Stored items:
- - - -

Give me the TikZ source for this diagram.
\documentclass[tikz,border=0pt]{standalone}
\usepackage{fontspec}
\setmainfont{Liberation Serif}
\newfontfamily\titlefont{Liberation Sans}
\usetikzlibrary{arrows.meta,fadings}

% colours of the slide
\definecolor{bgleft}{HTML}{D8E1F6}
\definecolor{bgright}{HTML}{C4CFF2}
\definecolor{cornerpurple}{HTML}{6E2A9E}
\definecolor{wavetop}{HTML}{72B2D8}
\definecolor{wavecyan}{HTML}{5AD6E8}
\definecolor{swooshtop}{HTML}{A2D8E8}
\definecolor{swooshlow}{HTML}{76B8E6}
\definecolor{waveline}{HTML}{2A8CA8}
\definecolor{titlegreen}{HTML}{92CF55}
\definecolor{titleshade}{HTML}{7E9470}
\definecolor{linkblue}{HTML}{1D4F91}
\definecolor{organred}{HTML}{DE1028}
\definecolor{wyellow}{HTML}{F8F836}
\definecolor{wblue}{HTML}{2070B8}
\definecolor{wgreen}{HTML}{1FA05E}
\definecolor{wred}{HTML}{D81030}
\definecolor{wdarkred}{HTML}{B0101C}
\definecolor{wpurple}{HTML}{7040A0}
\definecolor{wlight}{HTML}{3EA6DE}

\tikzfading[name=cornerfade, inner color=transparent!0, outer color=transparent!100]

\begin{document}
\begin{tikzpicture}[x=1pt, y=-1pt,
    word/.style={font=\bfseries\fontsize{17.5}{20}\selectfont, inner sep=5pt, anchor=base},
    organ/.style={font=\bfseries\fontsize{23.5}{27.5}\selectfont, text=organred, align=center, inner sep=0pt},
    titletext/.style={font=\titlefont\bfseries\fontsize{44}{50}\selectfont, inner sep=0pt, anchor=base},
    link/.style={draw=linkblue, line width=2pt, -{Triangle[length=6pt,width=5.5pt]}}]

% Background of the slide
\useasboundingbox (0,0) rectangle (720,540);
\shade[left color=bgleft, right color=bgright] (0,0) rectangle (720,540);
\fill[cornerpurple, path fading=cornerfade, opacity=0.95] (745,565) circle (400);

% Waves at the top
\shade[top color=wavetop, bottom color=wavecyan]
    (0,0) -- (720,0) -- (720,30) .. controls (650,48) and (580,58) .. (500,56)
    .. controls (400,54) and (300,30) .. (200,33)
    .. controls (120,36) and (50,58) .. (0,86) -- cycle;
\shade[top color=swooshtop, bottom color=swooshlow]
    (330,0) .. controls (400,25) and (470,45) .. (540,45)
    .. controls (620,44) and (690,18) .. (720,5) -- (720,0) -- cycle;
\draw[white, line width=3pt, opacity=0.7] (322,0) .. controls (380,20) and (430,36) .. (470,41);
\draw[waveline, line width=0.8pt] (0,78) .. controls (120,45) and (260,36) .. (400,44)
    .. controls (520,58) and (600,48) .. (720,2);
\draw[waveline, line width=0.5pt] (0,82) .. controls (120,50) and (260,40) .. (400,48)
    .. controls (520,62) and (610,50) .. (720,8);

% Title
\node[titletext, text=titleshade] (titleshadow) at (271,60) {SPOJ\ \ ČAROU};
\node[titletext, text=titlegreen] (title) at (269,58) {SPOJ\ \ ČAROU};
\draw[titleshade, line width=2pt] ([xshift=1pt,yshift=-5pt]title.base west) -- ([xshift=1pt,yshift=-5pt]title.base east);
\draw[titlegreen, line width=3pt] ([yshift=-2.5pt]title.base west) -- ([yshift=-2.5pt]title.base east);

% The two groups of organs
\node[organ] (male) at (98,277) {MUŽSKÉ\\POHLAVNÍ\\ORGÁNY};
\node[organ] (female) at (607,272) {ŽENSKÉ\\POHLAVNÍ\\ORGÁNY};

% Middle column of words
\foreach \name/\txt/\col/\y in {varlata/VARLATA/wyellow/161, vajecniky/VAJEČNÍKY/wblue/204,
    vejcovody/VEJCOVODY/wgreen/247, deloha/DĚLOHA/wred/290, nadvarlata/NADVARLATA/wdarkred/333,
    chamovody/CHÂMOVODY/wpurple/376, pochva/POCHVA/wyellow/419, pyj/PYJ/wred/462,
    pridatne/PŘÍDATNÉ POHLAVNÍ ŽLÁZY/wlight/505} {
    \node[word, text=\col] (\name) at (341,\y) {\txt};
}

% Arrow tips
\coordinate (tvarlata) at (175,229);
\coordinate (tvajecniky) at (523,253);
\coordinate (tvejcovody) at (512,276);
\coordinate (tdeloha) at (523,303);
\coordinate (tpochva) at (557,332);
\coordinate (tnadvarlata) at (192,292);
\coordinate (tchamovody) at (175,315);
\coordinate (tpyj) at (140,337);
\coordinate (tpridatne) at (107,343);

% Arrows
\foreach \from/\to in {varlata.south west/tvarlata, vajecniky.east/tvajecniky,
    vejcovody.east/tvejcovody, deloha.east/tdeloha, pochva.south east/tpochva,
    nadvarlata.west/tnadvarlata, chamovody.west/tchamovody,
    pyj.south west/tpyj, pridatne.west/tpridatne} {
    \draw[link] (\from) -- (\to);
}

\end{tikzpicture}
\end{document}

- - - -

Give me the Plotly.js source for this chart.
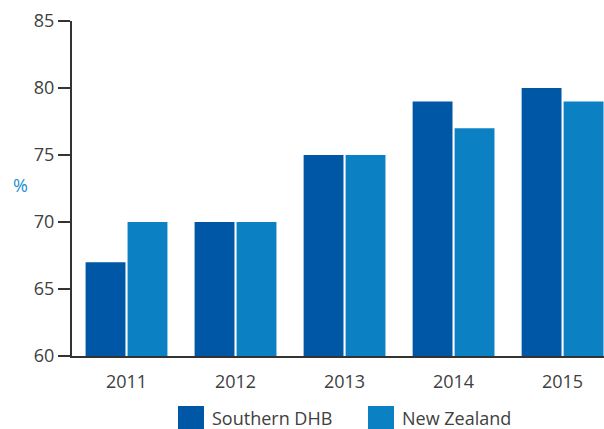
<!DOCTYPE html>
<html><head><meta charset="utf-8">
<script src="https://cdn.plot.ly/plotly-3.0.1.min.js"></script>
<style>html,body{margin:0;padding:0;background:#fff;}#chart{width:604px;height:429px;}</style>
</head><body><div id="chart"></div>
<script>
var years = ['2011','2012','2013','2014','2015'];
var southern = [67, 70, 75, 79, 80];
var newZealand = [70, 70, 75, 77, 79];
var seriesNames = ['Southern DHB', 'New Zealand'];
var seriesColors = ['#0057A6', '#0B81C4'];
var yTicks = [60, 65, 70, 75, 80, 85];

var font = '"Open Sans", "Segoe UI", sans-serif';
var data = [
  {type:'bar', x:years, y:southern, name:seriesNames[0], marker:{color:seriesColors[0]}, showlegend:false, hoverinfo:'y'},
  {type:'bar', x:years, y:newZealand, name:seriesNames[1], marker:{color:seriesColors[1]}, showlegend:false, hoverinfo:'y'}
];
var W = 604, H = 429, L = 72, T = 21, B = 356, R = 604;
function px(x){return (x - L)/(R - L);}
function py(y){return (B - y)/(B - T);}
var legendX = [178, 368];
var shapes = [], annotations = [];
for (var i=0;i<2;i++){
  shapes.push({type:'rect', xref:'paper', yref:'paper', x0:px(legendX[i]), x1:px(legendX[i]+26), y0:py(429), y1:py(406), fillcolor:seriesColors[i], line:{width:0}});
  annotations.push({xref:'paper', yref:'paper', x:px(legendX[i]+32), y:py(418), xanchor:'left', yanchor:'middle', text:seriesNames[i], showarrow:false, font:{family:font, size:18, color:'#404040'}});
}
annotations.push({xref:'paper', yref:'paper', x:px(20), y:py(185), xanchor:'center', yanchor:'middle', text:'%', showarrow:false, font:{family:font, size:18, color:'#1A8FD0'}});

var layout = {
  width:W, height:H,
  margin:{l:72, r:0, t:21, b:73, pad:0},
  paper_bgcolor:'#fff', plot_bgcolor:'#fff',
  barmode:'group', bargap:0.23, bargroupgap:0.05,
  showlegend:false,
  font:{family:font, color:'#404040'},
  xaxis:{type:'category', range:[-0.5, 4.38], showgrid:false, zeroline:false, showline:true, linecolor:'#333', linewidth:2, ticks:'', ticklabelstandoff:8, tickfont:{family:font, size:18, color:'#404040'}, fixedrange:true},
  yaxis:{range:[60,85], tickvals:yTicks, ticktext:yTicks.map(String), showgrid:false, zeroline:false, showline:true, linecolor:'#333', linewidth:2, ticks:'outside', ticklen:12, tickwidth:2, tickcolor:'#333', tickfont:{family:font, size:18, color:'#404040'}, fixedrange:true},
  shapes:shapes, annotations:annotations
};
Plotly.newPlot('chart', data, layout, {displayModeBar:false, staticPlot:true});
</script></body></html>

- - - -

Take the lines above starting at the one containing "Give me the Plotly.js source for this chart." and ending at the one containing "var yTicks = [60, 65, 70, 75, 80, 85];", and print them again exactly, without pictures.

Give me the Plotly.js source for this chart.
<!DOCTYPE html>
<html><head><meta charset="utf-8">
<script src="https://cdn.plot.ly/plotly-3.0.1.min.js"></script>
<style>html,body{margin:0;padding:0;background:#fff;}#chart{width:604px;height:429px;}</style>
</head><body><div id="chart"></div>
<script>
var years = ['2011','2012','2013','2014','2015'];
var southern = [67, 70, 75, 79, 80];
var newZealand = [70, 70, 75, 77, 79];
var seriesNames = ['Southern DHB', 'New Zealand'];
var seriesColors = ['#0057A6', '#0B81C4'];
var yTicks = [60, 65, 70, 75, 80, 85];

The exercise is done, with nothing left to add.